Robert James Mitchell was brought up in Stirling where he attended Riverside Primary school between 1972 and 1979 before moving onto Wallace High School.
Mitchell was initially detailed beat duties out of the former Blackhill Police Office and then Baird Street Police Office in the former ‘D’ Division, or the North, as it was known to all the men who served in the division. The author still cherishes his first set of shoulder numerals which were D325.
In August 2001, having already started to enjoy an increasingly successful freelance sports journalist career under the name of Bob James, which included exclusive interviews with Mike Tyson and Lennox Lewis, Mitchell resigned from Strathclyde Police and took up a full-time position as sportswriter with the Airdrie and Coatbridge Advertiser while continuing to freelance. In January, 2004, Mitchell formally joined the sports staff of the Glasgow Evening Times as a sportswriter where he continues to be employed with core responsibilities as the paper’s boxing and rugby writer and SPL football correspondent.
In January, 2007, while recovering from an appendicitis, Mitchell decided to write the first draft of ‘Parallel Lines: The Glasgow Supremacy‘, a crime thriller set in Glasgow in the recent past, drawing heavily on his own experiences and featuring the characters of Detective Sergeant Gus Thoroughgood and DC Kenny Hardie.
After a myriad of rejections the novel was published in spring 2011, by the Strategic Book Group, New York. In July, 2011, the ebook of the same novel was published by Fledgling Press of Edinburgh, for whom it is the top selling ebook.
In January, 2012, RJ Mitchell signed a contract with Fledgling for full rights to the follow up entitled ‘The Hurting: The Glasgow Terror’ which was published in all formats in July 2012.
The Hurting was nominated for The People’s Book Prize but failed to make the grand final short list.
In 2013 the third book in the DS Thoroughgood series, The Longest Shadow, was also published by Fledgling Press.
In 2014 Fledgling Press secured the paperback rights for Parallel Lines and Thoroughgood’s maiden outing was finally available in all UK stores.
In 2015 Mitchell undertook a 12-stop Scottish signing tour with WHSmith on which he sold 527 books, a record for a relatively unknown crime author.
In 2016 the fourth outing in the Thoroughgood series, The Shift, was published by McNidder & Grace and Mitchell embarked on an 18 stop Scottish signing tour, covering all Scotland’s major cities, with WHSmith on which he sold a record 1067 books.
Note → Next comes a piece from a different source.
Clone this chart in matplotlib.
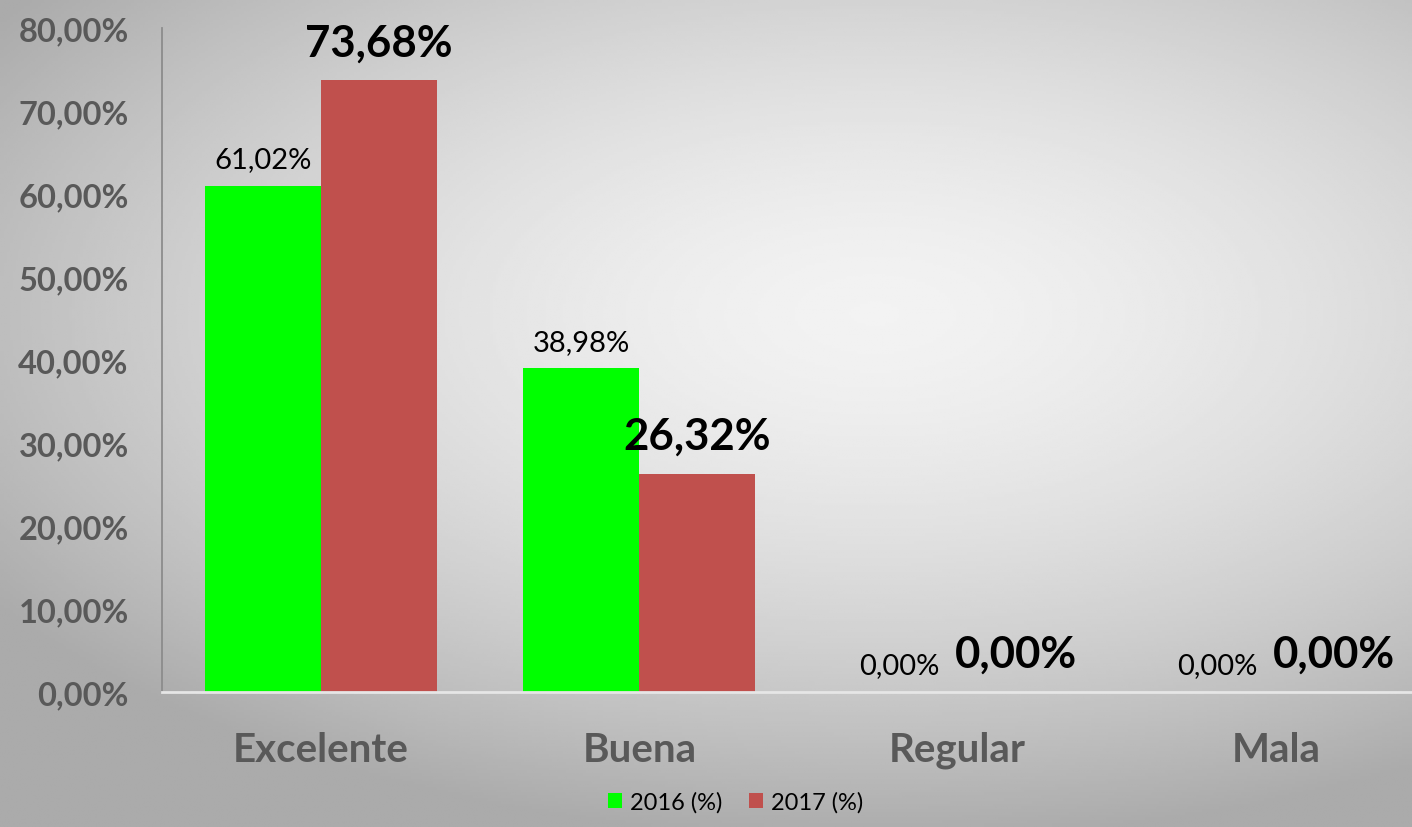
import matplotlib
matplotlib.use("Agg")
import matplotlib.pyplot as plt
import numpy as np

# Datos
categorias = ["Excelente", "Buena", "Regular", "Mala"]
valores_2016 = [61.02, 38.98, 0.00, 0.00]
valores_2017 = [73.68, 26.32, 0.00, 0.00]
series = ["2016 (%)", "2017 (%)"]
yticks = [0, 10, 20, 30, 40, 50, 60, 70, 80]

plt.rcParams['font.family'] = ['Lato', 'DejaVu Sans']

fig = plt.figure(figsize=(14.12, 8.28), dpi=100)

# Fondo con degradado radial
bg = fig.add_axes([0, 0, 1, 1], zorder=-10)
yy, xx = np.mgrid[0:1:300j, 0:1:500j]
r = np.sqrt(((xx - 0.62) / 1.0) ** 2 + ((yy - 0.38) / 0.85) ** 2)
g = 0.95 - 0.28 * np.clip(r / 0.75, 0, 1) ** 1.6
bg.imshow(g, cmap='gray', vmin=0, vmax=1, aspect='auto', extent=[0, 1, 1, 0])
bg.axis('off')

ax = fig.add_axes([162 / 1412, 1 - 693 / 828, 1 - 162 / 1412, (693 - 29) / 828])
ax.set_facecolor('none')

x = np.arange(len(categorias))
w = 0.365
b1 = ax.bar(x - w / 2, valores_2016, w, color='#00ff00', label=series[0])
b2 = ax.bar(x + w / 2, valores_2017, w, color='#c0504d', label=series[1])

fmt = lambda v: f"{v:.2f}".replace('.', ',') + '%'
for xi, v in zip(x - w / 2, valores_2016):
    ax.annotate(fmt(v), (xi, v), xytext=(0, 10), textcoords='offset points',
                ha='center', va='bottom', fontsize=21, color='black')
for xi, v in zip(x + w / 2, valores_2017):
    ax.annotate(fmt(v), (xi, v), xytext=(0, 13), textcoords='offset points',
                ha='center', va='bottom', fontsize=31.5, fontweight='bold', color='black')

ax.set_ylim(0, 80)
ax.set_xlim(-0.5, 3.428)
ax.set_yticks(yticks)
ax.set_yticklabels([f"{t:.2f}".replace('.', ',') + '%' for t in yticks],
                   fontsize=23.5, fontweight='bold', color='#595959')
ax.set_xticks(x)
ax.set_xticklabels(categorias, fontsize=29, fontweight='bold', color='#595959')
ax.tick_params(axis='both', length=0)
ax.tick_params(axis='y', pad=24)
ax.tick_params(axis='x', pad=28)

for s in ['top', 'right']:
    ax.spines[s].set_visible(False)
ax.spines['left'].set_color('#8c8c8c')
ax.spines['left'].set_linewidth(1.3)
ax.spines['bottom'].set_color('#e6e6e6')
ax.spines['bottom'].set_linewidth(2)

fig.legend(handles=[b1, b2], labels=series, loc='center', bbox_to_anchor=(0.521, 0.03),
           ncol=2, frameon=False, fontsize=17, handlelength=0.6, handleheight=0.6,
           handletextpad=0.35, columnspacing=1.1)

fig.savefig('out.png', dpi=100)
This was WHSmith’s highest grossing Scottish signing tour that year.
In May 2017 The Shift was nominated for The People’s Book Prize and this time made the grand final at The Stationer’s Hall, London, which was hosted by Sir Frederick Forsyth CBE.
Sadly despite polling 11,000 votes, the Thoroughgood prequel set in 1989 and based on Mitchell’s horrific police probationary period, finished runner-up.
In October 2017, Mitchell signed a two book deal with Nine Elms, the crime imprint of Benefactum Publishing, to launch the adventures of disgraced former SAS hero Ludovic Fear.
In December 2017 Mitchell sold 283 books on a four stop pre-Christmas tour with WHSmith.
On June 1 The Shadow of Fear, the first Ludovic Fear outing is due to be published, with launch dates in Stirling on June 7 & Glasgow on June 24.
Mitchell has also agreed a daunting 30-stop Scottish signing tour with WHSmith which starts on June 9 in his hometown of Stirling.